* Task to carry out *
Quote each line of the material verbatim, without the pictures.

* Source excerpt *
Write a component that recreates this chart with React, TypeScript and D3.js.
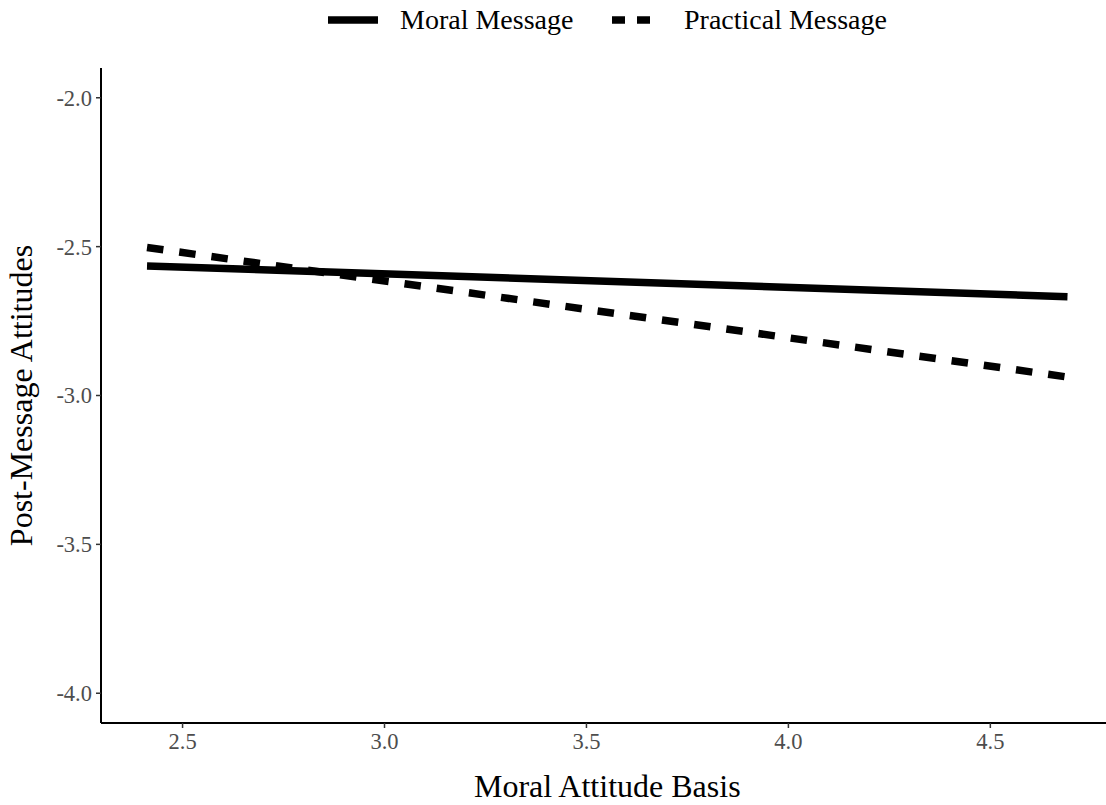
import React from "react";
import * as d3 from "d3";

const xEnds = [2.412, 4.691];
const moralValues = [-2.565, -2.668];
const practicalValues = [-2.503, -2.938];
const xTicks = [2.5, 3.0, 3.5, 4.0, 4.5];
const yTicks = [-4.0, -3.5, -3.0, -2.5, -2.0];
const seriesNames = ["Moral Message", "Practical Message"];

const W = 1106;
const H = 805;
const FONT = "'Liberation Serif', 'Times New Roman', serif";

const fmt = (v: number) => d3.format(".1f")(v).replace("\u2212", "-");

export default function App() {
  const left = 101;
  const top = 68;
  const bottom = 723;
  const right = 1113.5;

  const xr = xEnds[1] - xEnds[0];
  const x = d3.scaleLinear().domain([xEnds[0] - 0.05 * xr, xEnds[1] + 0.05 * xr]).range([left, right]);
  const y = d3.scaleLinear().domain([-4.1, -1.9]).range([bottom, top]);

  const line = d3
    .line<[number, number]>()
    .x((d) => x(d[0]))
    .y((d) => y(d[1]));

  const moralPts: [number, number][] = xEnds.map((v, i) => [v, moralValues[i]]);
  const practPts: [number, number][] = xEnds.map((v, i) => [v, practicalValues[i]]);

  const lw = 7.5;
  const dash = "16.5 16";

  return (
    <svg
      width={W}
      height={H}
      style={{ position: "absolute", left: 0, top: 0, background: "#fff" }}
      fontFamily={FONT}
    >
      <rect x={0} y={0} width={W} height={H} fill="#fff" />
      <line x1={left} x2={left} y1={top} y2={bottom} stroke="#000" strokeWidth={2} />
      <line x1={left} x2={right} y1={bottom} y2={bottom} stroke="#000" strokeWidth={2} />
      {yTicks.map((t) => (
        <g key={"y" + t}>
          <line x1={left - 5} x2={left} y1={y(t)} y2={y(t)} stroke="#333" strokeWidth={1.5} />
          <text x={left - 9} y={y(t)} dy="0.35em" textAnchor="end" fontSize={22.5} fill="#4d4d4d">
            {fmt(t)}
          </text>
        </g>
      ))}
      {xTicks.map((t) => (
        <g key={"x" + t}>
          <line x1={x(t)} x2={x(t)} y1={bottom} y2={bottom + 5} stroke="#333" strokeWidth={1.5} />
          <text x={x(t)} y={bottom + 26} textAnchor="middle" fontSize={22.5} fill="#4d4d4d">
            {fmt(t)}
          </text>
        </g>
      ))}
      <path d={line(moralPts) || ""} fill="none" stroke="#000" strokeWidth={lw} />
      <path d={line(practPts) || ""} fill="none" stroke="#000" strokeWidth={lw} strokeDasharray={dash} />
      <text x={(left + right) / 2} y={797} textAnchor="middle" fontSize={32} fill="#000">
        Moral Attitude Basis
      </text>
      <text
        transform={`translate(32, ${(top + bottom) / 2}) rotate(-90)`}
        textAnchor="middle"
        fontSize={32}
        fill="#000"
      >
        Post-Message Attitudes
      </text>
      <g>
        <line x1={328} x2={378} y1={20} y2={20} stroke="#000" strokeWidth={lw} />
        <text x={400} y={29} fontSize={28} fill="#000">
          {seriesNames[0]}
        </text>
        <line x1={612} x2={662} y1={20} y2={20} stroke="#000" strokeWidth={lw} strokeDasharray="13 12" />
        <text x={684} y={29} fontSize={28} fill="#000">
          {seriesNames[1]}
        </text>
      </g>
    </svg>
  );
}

* Answer to the problem *
Write a component that recreates this chart with React, TypeScript and D3.js.
import React from "react";
import * as d3 from "d3";

const xEnds = [2.412, 4.691];
const moralValues = [-2.565, -2.668];
const practicalValues = [-2.503, -2.938];
const xTicks = [2.5, 3.0, 3.5, 4.0, 4.5];
const yTicks = [-4.0, -3.5, -3.0, -2.5, -2.0];
const seriesNames = ["Moral Message", "Practical Message"];

const W = 1106;
const H = 805;
const FONT = "'Liberation Serif', 'Times New Roman', serif";

const fmt = (v: number) => d3.format(".1f")(v).replace("\u2212", "-");

export default function App() {
  const left = 101;
  const top = 68;
  const bottom = 723;
  const right = 1113.5;

  const xr = xEnds[1] - xEnds[0];
  const x = d3.scaleLinear().domain([xEnds[0] - 0.05 * xr, xEnds[1] + 0.05 * xr]).range([left, right]);
  const y = d3.scaleLinear().domain([-4.1, -1.9]).range([bottom, top]);

  const line = d3
    .line<[number, number]>()
    .x((d) => x(d[0]))
    .y((d) => y(d[1]));

  const moralPts: [number, number][] = xEnds.map((v, i) => [v, moralValues[i]]);
  const practPts: [number, number][] = xEnds.map((v, i) => [v, practicalValues[i]]);

  const lw = 7.5;
  const dash = "16.5 16";

  return (
    <svg
      width={W}
      height={H}
      style={{ position: "absolute", left: 0, top: 0, background: "#fff" }}
      fontFamily={FONT}
    >
      <rect x={0} y={0} width={W} height={H} fill="#fff" />
      <line x1={left} x2={left} y1={top} y2={bottom} stroke="#000" strokeWidth={2} />
      <line x1={left} x2={right} y1={bottom} y2={bottom} stroke="#000" strokeWidth={2} />
      {yTicks.map((t) => (
        <g key={"y" + t}>
          <line x1={left - 5} x2={left} y1={y(t)} y2={y(t)} stroke="#333" strokeWidth={1.5} />
          <text x={left - 9} y={y(t)} dy="0.35em" textAnchor="end" fontSize={22.5} fill="#4d4d4d">
            {fmt(t)}
          </text>
        </g>
      ))}
      {xTicks.map((t) => (
        <g key={"x" + t}>
          <line x1={x(t)} x2={x(t)} y1={bottom} y2={bottom + 5} stroke="#333" strokeWidth={1.5} />
          <text x={x(t)} y={bottom + 26} textAnchor="middle" fontSize={22.5} fill="#4d4d4d">
            {fmt(t)}
          </text>
        </g>
      ))}
      <path d={line(moralPts) || ""} fill="none" stroke="#000" strokeWidth={lw} />
      <path d={line(practPts) || ""} fill="none" stroke="#000" strokeWidth={lw} strokeDasharray={dash} />
      <text x={(left + right) / 2} y={797} textAnchor="middle" fontSize={32} fill="#000">
        Moral Attitude Basis
      </text>
      <text
        transform={`translate(32, ${(top + bottom) / 2}) rotate(-90)`}
        textAnchor="middle"
        fontSize={32}
        fill="#000"
      >
        Post-Message Attitudes
      </text>
      <g>
        <line x1={328} x2={378} y1={20} y2={20} stroke="#000" strokeWidth={lw} />
        <text x={400} y={29} fontSize={28} fill="#000">
          {seriesNames[0]}
        </text>
        <line x1={612} x2={662} y1={20} y2={20} stroke="#000" strokeWidth={lw} strokeDasharray="13 12" />
        <text x={684} y={29} fontSize={28} fill="#000">
          {seriesNames[1]}
        </text>
      </g>
    </svg>
  );
}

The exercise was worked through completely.